One could argue that if Texas were the elite team many thought they would be at the beginning of the year, they wouldn't have to keep pulling rabbits out of hats and wins out of their butts to defeat pedestrian programs like OK State and lowly Nebraska. But maybe it is time for the Longhorn Nation to realize that they are what the are: not quite as good as last year, and not remotely as good as two years ago, when they hoisted the National Championship trophy.

This Texas team had to replace nine players who last year wore burnt orange and white and this year populate NFL rosters. Filling the holes they left is no small order. It stands to reason, doesn't it, that this might be a rebuilding year? And if you can win, say, ten games and get a nice bowl victory in a down year, what's wrong with that?

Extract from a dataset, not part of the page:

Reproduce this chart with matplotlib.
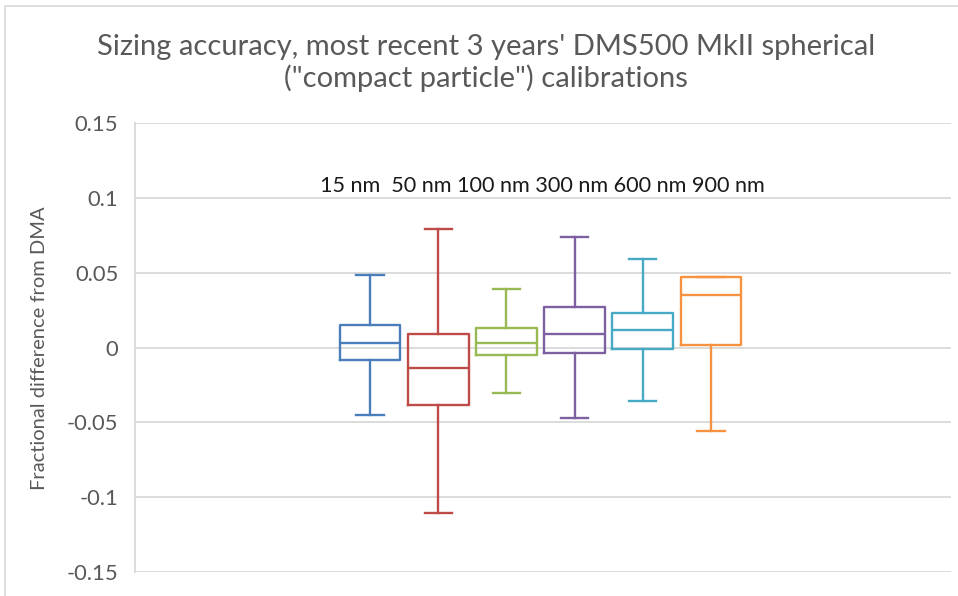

Whatever the outcome of the final weeks, it has been some fun watching the rise of the most electric Texas tailback since Ricky "Bag O' Weed" Williams. It's been real, and it's been fun. Might even say, if Charles keeps this up, it's been real fun.

Friday, November 2, 2007

Dear Dave, All Athletes Are Not Created Equal

Someone please check Dave Tippett for fever. Surely, he is delirious. How else do you explain demoting the man who is not just your best player, but your only true superstar, and the face of your franchise to the fourth line? That ought to be a fireable (is that a word?) offense!

Lookit. This notion that all athletes are created equal is just poppycock. We all know better. There are the worker bees, the stars, the superstars, and the transcendent athletes. Mike Modano, arguably the greatest American-born offensive player in NHL history, is, for the Dallas Stars at least, a transcendent player.

Whenever the Stars do a radio spot or a TV spot or a billboard, who do you think they feature? When they take a prospective free agent to dinner, which player do you think they assign to schmooze with him? When they are trying to pump up season ticket sales, who do you think they promote? Mighty Mo is more than a nice player. He is the heart and soul of that team.

It was insulting enough a couple years ago when they ripped the "C" off his chest. Now, they decide to send him a "message" by demoting him? Moronic. And that excuse about putting him down there to work on his game is just as lame. How does a scorer improve his scoring by skating with a couple guys who are barely good enough to make the ice at that level?

You don't put Joe Montana on the scout team. You don't make Walter Payton or Michael Jordan come off the bench. And you don't friggin' send Mike Modano to the fourth line. And if you do...you should be a) fired, b) closely examined, and c) committed to the loony bin.

Good thing no one in Dallas really gives a damn about hockey anyway.